Property Management Companies form crucial relationships with Developers and Builders. These relationships are nurtured and perfected while the Communities under development are managed by an Association Manager within the Company.
In the first stage of development, the Common Areas are established. The Manager has typically been through the bid process for the Contractors who are now maintaining the Community Common Areas. The parcel of land that was dirt and sod is turning into a Community, or better yet a Home Owners Association. This is the time the Manager MUST begin making contacts, and nurturing the homeowners who have purchased homes.
The first stage of the relationship with an owner is the most important. The day to day functions have been on auto run, because the Association Manager is the only responsible party to the Developer. The relationship between the Homeowners and the Developer must be established, so the Association Manager can properly represent owners within the community.
This leads to the second stage of development, when the Community is nearing the half way mark of being built out: the relationship with owners in the community is implemented. All Associations are required to have an Annual Meeting, during the second stage of development and relationship building. This is the venue where the Homeowners and Developer begin their journey as a team. There are now three parties involved - - - Developer, Association Manager, and Homeowners.
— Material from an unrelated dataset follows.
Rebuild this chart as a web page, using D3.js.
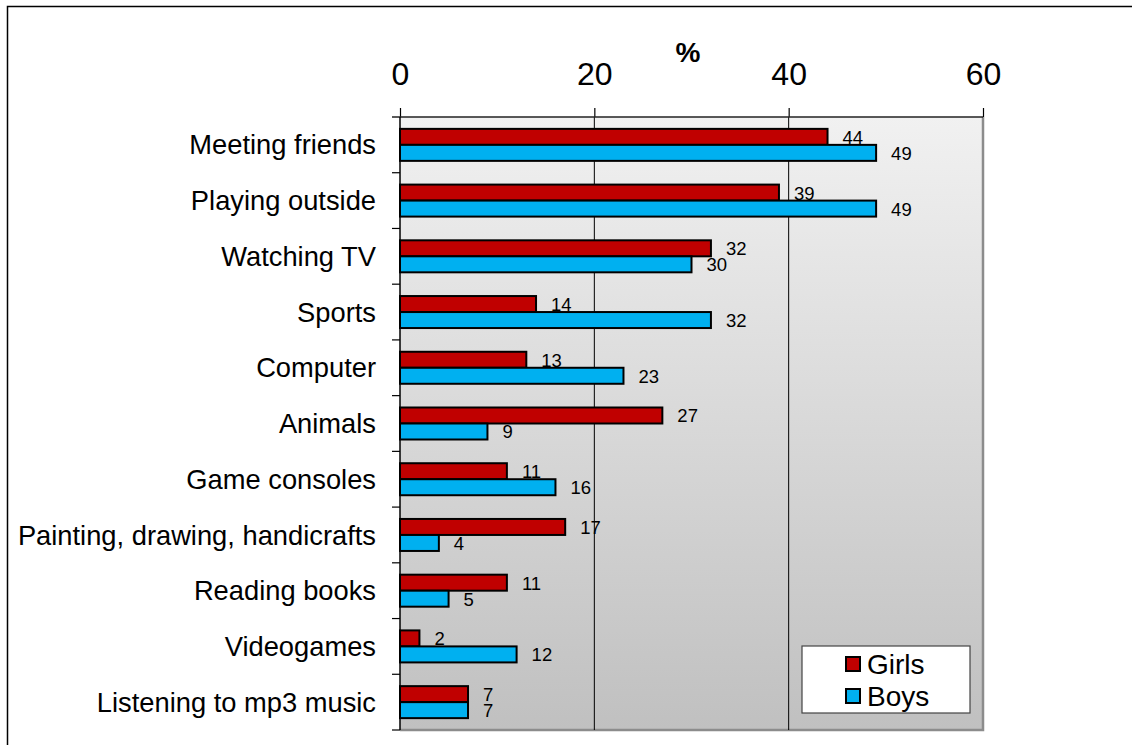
<!DOCTYPE html>
<html>
<head>
<meta charset="utf-8">
<script src="https://cdn.jsdelivr.net/npm/d3@7"></script>
<style>
  body { margin: 0; background: #fff; }
  svg { font-family: "Liberation Sans", Arial, sans-serif; }
</style>
</head>
<body>
<div id="chart"></div>
<script>
// data
let categories = ["Meeting friends", "Playing outside", "Watching TV", "Sports", "Computer",
    "Animals", "Game consoles", "Painting, drawing, handicrafts", "Reading books",
    "Videogames", "Listening to mp3 music"];
let girls = [44, 39, 32, 14, 13, 27, 11, 17, 11, 2, 7];
let boys = [49, 49, 30, 32, 23, 9, 16, 4, 5, 12, 7];
let seriesNames = ["Girls", "Boys"];
let seriesColors = ["#c00000", "#00b0f0"];
let xTicks = [0, 20, 40, 60];

let svgWidth = 1132;
let svgHeight = 745;

let margin = { top: 117, right: 149, bottom: 15, left: 400 };
let width = svgWidth - margin.left - margin.right;
let height = svgHeight - margin.top - margin.bottom;

let svg = d3.select("#chart")
    .append("svg")
    .attr("width", svgWidth)
    .attr("height", svgHeight);

// outer frame (runs off the page on right and bottom)
svg.append("rect")
    .attr("x", 7.5).attr("y", 6.5)
    .attr("width", svgWidth).attr("height", svgHeight)
    .attr("fill", "none").attr("stroke", "#000").attr("stroke-width", 1.5);

let defs = svg.append("defs");
let grad = defs.append("linearGradient")
    .attr("id", "bg").attr("x1", 0).attr("y1", 0).attr("x2", 0).attr("y2", 1);
grad.append("stop").attr("offset", "0%").attr("stop-color", "#f1f1f1");
grad.append("stop").attr("offset", "100%").attr("stop-color", "#c0c0c0");

let chartGroup = svg.append("g")
    .attr("transform", `translate(${margin.left}, ${margin.top})`);

let x = d3.scaleLinear().domain([0, 60]).range([0, width]);
let y0 = d3.scaleBand().domain(categories).range([0, height]);
let barH = 16;
let y1 = d3.scaleBand().domain(seriesNames)
    .range([y0.bandwidth() / 2 - barH, y0.bandwidth() / 2 + barH]);

// plot background
chartGroup.append("rect")
    .attr("width", width).attr("height", height)
    .attr("fill", "url(#bg)");

// right and bottom border (gray)
chartGroup.append("path")
    .attr("d", `M${width},0V${height}H0`)
    .attr("fill", "none").attr("stroke", "#8c8c8c").attr("stroke-width", 2.5);

// gridlines
chartGroup.selectAll(".grid")
    .data(xTicks.filter(t => t > 0 && t < 60))
    .enter().append("line")
    .attr("x1", d => x(d)).attr("x2", d => x(d))
    .attr("y1", 0).attr("y2", height)
    .attr("stroke", "#000").attr("stroke-width", 1);

// top axis
let topAxis = d3.axisTop(x).tickValues(xTicks).tickSize(9).tickPadding(23).tickSizeOuter(0);
let gTop = chartGroup.append("g").call(topAxis);
gTop.select(".domain").remove();
gTop.append("line").attr("x1", -8).attr("x2", width).attr("y1", 0).attr("y2", 0)
    .attr("stroke", "#222").attr("stroke-width", 1.5);
gTop.selectAll(".tick line").attr("stroke", "#000").attr("stroke-width", 1.2);
gTop.selectAll(".tick text")
    .attr("font-size", 32).attr("fill", "#000")
    .attr("font-family", "Liberation Sans, Arial, sans-serif");

// left axis with ticks between categories
chartGroup.append("line")
    .attr("x1", 0).attr("x2", 0).attr("y1", 0).attr("y2", height)
    .attr("stroke", "#000").attr("stroke-width", 1.5);
chartGroup.selectAll(".ytick")
    .data(categories)
    .enter().append("line")
    .attr("x1", -8).attr("x2", 0)
    .attr("y1", d => y0(d) + y0.bandwidth()).attr("y2", d => y0(d) + y0.bandwidth())
    .attr("stroke", "#000").attr("stroke-width", 1.2);

chartGroup.selectAll(".cat")
    .data(categories)
    .enter().append("text")
    .attr("x", -24)
    .attr("y", d => y0(d) + y0.bandwidth() / 2)
    .attr("dy", "0.35em")
    .attr("text-anchor", "end")
    .attr("font-size", 27.3)
    .text(d => d);

// bars
let rows = categories.map((c, i) => ({ cat: c, vals: [girls[i], boys[i]] }));
let groups = chartGroup.selectAll(".grp")
    .data(rows)
    .enter().append("g")
    .attr("transform", d => `translate(0, ${y0(d.cat)})`);

groups.selectAll("rect")
    .data(d => d.vals.map((v, j) => ({ v: v, s: seriesNames[j], j: j })))
    .enter().append("rect")
    .attr("x", 0)
    .attr("y", d => y1(d.s))
    .attr("width", d => x(d.v))
    .attr("height", y1.bandwidth())
    .attr("fill", d => seriesColors[d.j])
    .attr("stroke", "#000")
    .attr("stroke-width", 2);

groups.selectAll(".lbl")
    .data(d => d.vals.map((v, j) => ({ v: v, s: seriesNames[j] })))
    .enter().append("text")
    .attr("x", d => x(d.v) + 15)
    .attr("y", d => y1(d.s) + y1.bandwidth() - 1)
    .attr("font-size", 18.5)
    .text(d => d.v);

// axis title
svg.append("text")
    .attr("x", 688).attr("y", 62)
    .attr("text-anchor", "middle")
    .attr("font-size", 28).attr("font-weight", "bold")
    .text("%");

// legend
let legend = svg.append("g").attr("transform", "translate(802, 646)");
legend.append("rect")
    .attr("width", 168).attr("height", 67)
    .attr("fill", "#fff").attr("stroke", "#444").attr("stroke-width", 1.2);
let li = legend.selectAll(".li")
    .data(seriesNames)
    .enter().append("g")
    .attr("transform", (d, i) => `translate(44, ${11 + i * 32})`);
li.append("rect")
    .attr("width", 14).attr("height", 14)
    .attr("fill", (d, i) => seriesColors[i])
    .attr("stroke", "#000").attr("stroke-width", 2);
li.append("text")
    .attr("x", 21).attr("y", 7)
    .attr("dy", "0.36em")
    .attr("font-size", 28)
    .text(d => d);
</script>
</body>
</html>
It is imperative that a Shadow Board be established at the Annual Meeting in order for a community to successfully transition into the control of homeowners. A Shadow Board is established to guide the Association Manager in the direction desired by the owners whom have invested their hard earned money in what is considered one of their most valuable assets, their home.
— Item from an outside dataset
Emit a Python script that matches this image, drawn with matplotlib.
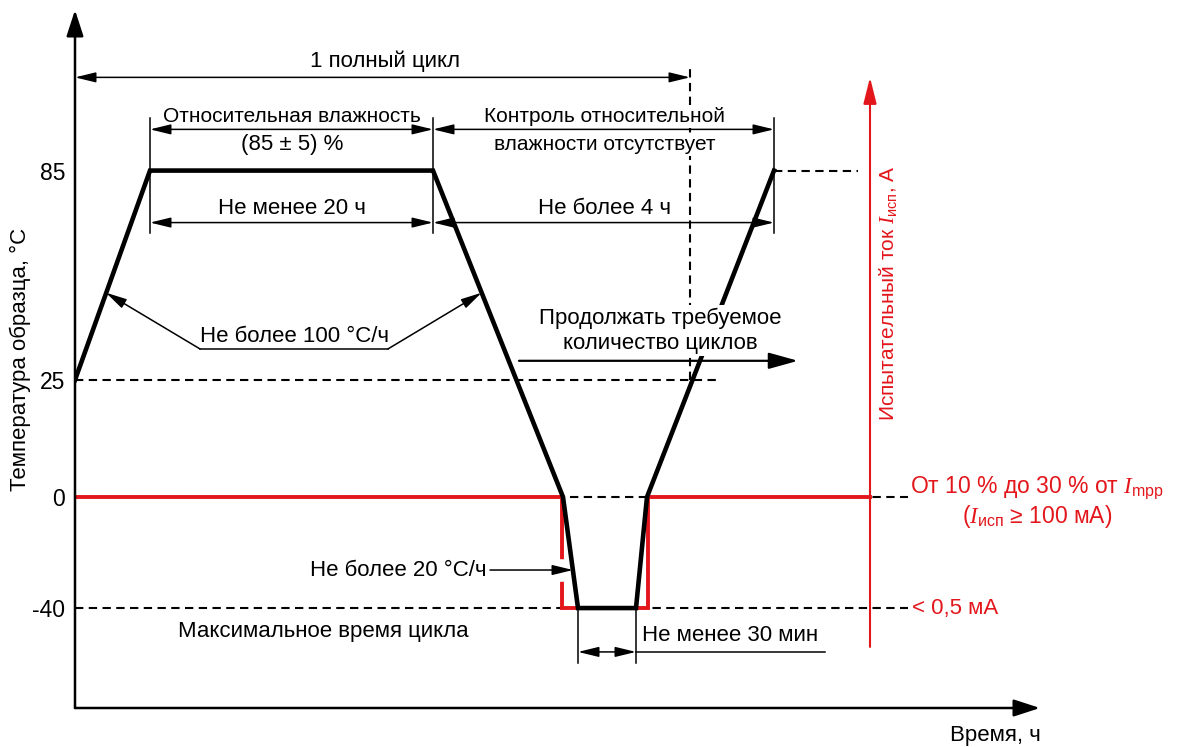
import numpy as np
import matplotlib.pyplot as plt

plt.rcParams['font.family'] = ['Liberation Sans', 'DejaVu Sans']
plt.rcParams['mathtext.fontset'] = 'custom'
plt.rcParams['mathtext.rm'] = 'Liberation Sans'
plt.rcParams['mathtext.it'] = 'Liberation Serif:italic'

# one test cycle, time axis is schematic (no ticks in the original)
t_profile = [0, 75, 358, 488, 503, 561, 572, 699]
temp_profile = [25, 85, 85, 0, -40, -40, 0, 85]

# test current: full current drawn on the "0" level, < 0,5 mA on the "-40" level
t_current = [0, 487, 487, 573, 573, 795]
current_level = [0, 0, -40, -40, 0, 0]

temp_ticks = [85, 25, 0, -40]
temp_ticklabels = ['85', '25', '0', '-40']

# the temperature axis is not to scale: piecewise linear
scale_temp = [-76, 0, 25, 131]
scale_pos = [0, 211, 328, 698]

RED = '#e3161b'
FS = 16
FS_S = 15


def _pw(x, xp, fp):
    x = np.asarray(x, dtype=float)
    y = np.interp(x, xp, fp)
    y = np.where(x < xp[0], fp[0] + (x - xp[0]) * (fp[1] - fp[0]) / (xp[1] - xp[0]), y)
    y = np.where(x > xp[-1], fp[-1] + (x - xp[-1]) * (fp[-1] - fp[-2]) / (xp[-1] - xp[-2]), y)
    return y


def fwd(t):
    return _pw(t, scale_temp, scale_pos)


def inv(p):
    return _pw(p, scale_pos, scale_temp)


fig = plt.figure(figsize=(11.79, 7.47), dpi=100)
ax = fig.add_axes([75 / 1179, 39 / 747, 965 / 1179, 698 / 747])
ax.set_yscale('function', functions=(fwd, inv))
ax.set_xlim(0, 965)
ax.set_ylim(-76, 131)
for s in ax.spines.values():
    s.set_visible(False)
ax.set_xticks([])
ax.set_yticks(temp_ticks)
ax.set_yticklabels(temp_ticklabels)
ax.yaxis.set_minor_locator(plt.NullLocator())
ax.tick_params(axis='y', length=0, pad=7, labelsize=FS + 0.5)

# axes with arrows
ax.annotate('', xy=(0, 1), xytext=(0, 0), xycoords='axes fraction',
            arrowprops=dict(arrowstyle='-|>,head_length=0.8,head_width=0.26', color='k',
                            lw=1.8, shrinkA=0, shrinkB=0, mutation_scale=20))
ax.annotate('', xy=(1, 0), xytext=(0, 0), xycoords='axes fraction',
            arrowprops=dict(arrowstyle='-|>,head_length=0.8,head_width=0.26', color='k',
                            lw=1.8, shrinkA=0, shrinkB=0, mutation_scale=20))
ax.set_ylabel('Температура образца, °C', fontsize=FS)
ax.yaxis.set_label_coords(-0.046, 0.5)
ax.text(920, -86, 'Время, ч', fontsize=FS, ha='center', va='center')

# reference levels
dash = dict(color='k', lw=1.5, ls=(0, (4, 2.6)), zorder=1)
ax.plot([0, 645], [25, 25], **dash)
ax.plot([0, 833], [0, 0], **dash)
ax.plot([0, 833], [-40, -40], **dash)
ax.plot([699, 783], [85, 85], **dash)
ax.plot([615, 615], [25, 114], **dash)

# temperature and current
ax.plot(t_profile, temp_profile, color='k', lw=3.3, solid_joinstyle='miter', zorder=3)
ax.plot(t_current, current_level, color=RED, lw=2.8, solid_joinstyle='miter', zorder=2)
# small gap in the red step where the leader arrow crosses it
ax.plot([487, 487], [-23.5, -29.5], color='white', lw=4, zorder=2.5)

# red current axis
ax.annotate('', xy=(795, 111.7), xytext=(795, -54),
            arrowprops=dict(arrowstyle='-|>,head_length=0.8,head_width=0.2', color=RED,
                            lw=1.5, shrinkA=0, shrinkB=0, mutation_scale=20), zorder=2)
ax.text(813, 50, 'Испытательный ток $I_{\\mathrm{исп}}$, А', color=RED, fontsize=FS_S,
        rotation=90, ha='center', va='center')
ax.text(962, 2, 'От 10 % до 30 % от $I_{\\mathrm{mpp}}$', color=RED, fontsize=FS + 0.5,
        ha='center', va='center')
ax.text(962, -7, '($I_{\\mathrm{исп}}$ ≥ 100 мА)', color=RED, fontsize=FS + 0.5,
        ha='center', va='center')
ax.text(837, -40, '< 0,5 мА', color=RED, fontsize=FS, ha='left', va='center')


def arrow(x0, y0, x1, y1, style='-|>', z=5):
    ax.annotate('', xy=(x1, y1), xytext=(x0, y0),
                arrowprops=dict(arrowstyle=style + ',head_length=0.7,head_width=0.17',
                                color='k', lw=1.1, shrinkA=0, shrinkB=0, mutation_scale=18),
                zorder=z)


thin = dict(color='k', lw=1.1, zorder=4)
white = dict(facecolor='white', edgecolor='none', pad=1.5)

# full cycle
arrow(0, 111.7, 615, 111.7, '<|-|>')
ax.text(310, 116.3, '1 полный цикл', fontsize=FS, ha='center', va='center')

# humidity and duration dimensions
for x in [75, 358, 699]:
    ax.plot([x, x], [67.2, 100.2], **thin)
arrow(75, 96.8, 358, 96.8, '<|-|>')
arrow(358, 96.8, 699, 96.8, '<|-|>')
arrow(75, 70.1, 358, 70.1, '<|-|>')
arrow(358, 70.1, 699, 70.1, '<|-|>')
ax.text(217, 100.5, 'Относительная влажность', fontsize=FS_S, ha='center', va='center')
ax.text(217, 92.4, '(85 ± 5) %', fontsize=FS, ha='center', va='center')
ax.text(530, 100.5, 'Контроль относительной', fontsize=FS_S, ha='center', va='center',
        bbox=white, zorder=4)
ax.text(530, 92.4, 'влажности отсутствует', fontsize=FS_S, ha='center', va='center',
        bbox=white, zorder=4)
ax.text(217, 74.1, 'Не менее 20 ч', fontsize=FS, ha='center', va='center')
ax.text(530, 74.1, 'Не более 4 ч', fontsize=FS, ha='center', va='center')

# ramp rate
ax.plot([125, 313], [33.9, 33.9], **thin)
arrow(125, 33.9, 31, 50)
arrow(313, 33.9, 406.6, 50)
ax.text(219, 37.6, 'Не более 100 °C/ч', fontsize=FS, ha='center', va='center')

# continue cycles
ax.text(585, 42.8, 'Продолжать требуемое', fontsize=FS, ha='center', va='center',
        bbox=white, zorder=4)
ax.text(585, 35.6, 'количество циклов', fontsize=FS, ha='center', va='center',
        bbox=white, zorder=4)
ax.annotate('', xy=(723, 30.5), xytext=(444, 30.5),
            arrowprops=dict(arrowstyle='-|>,head_length=0.9,head_width=0.25', color='k',
                            lw=1.6, shrinkA=0, shrinkB=0, mutation_scale=20), zorder=5)

# cold ramp
arrow(415, -26.3, 498, -26.3)
ax.text(411, -26.3, 'Не более 20 °C/ч', fontsize=FS, ha='right', va='center')
ax.text(248, -48.6, 'Максимальное время цикла', fontsize=FS, ha='center', va='center')

# cold dwell
for x in [503, 561]:
    ax.plot([x, x], [-40, -59.8], **thin)
arrow(503, -55.8, 561, -55.8, '<|-|>')
ax.plot([561, 750], [-55.8, -55.8], **thin)
ax.text(567, -50, 'Не менее 30 мин', fontsize=FS, ha='left', va='center')

fig.savefig('out.png', dpi=100)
The Manager then enters into stage three of the relationship with the Developer and Shadow Board. During this time, the Shadow Board becomes more involved in the decision making processes. Changes to contracts, additions to the community, budgets, and Committee Development are some areas where Shadow Boards should be asked to contribute. The Association Manager will develop and nurture the relationship with owners and act to see that their vision for the community is being fulfilled while the Developer is still in control of the final decisions for the community and finalizing build out of the Home Owners Association. The Community is finally built out, and the call for a Transition Meeting is made.
The Transition Meeting is where the Developer releases control to the homeowners. Transition often releases the Developer from all financial obligations for the community and places ALL obligations set in the Declarations & Bylaws for the community in the hands of owners who have representatives elected as the first official Board of Directors.
Establishing a Shadow Board prior to Transition is what began the client retention process. A Shadow Board is the voice of the people. During the reign of the Shadow Board, just a few issues such as building defects, drainage, under developed common areas, dues increases, plus many more items can be discussed between the Developer, Association Manager, and the Shadow Board where mutual agreements can be reached. After Transition, the Developer exits the Community with happy home owners, and the Property Management Company has successfully retained the account. The Shadow Board is the catalyst for a wonderful and lasting relationship between all interested parties. The Developer, Association Manager, and Home Owners are all responsible parties in a successful and smooth transition.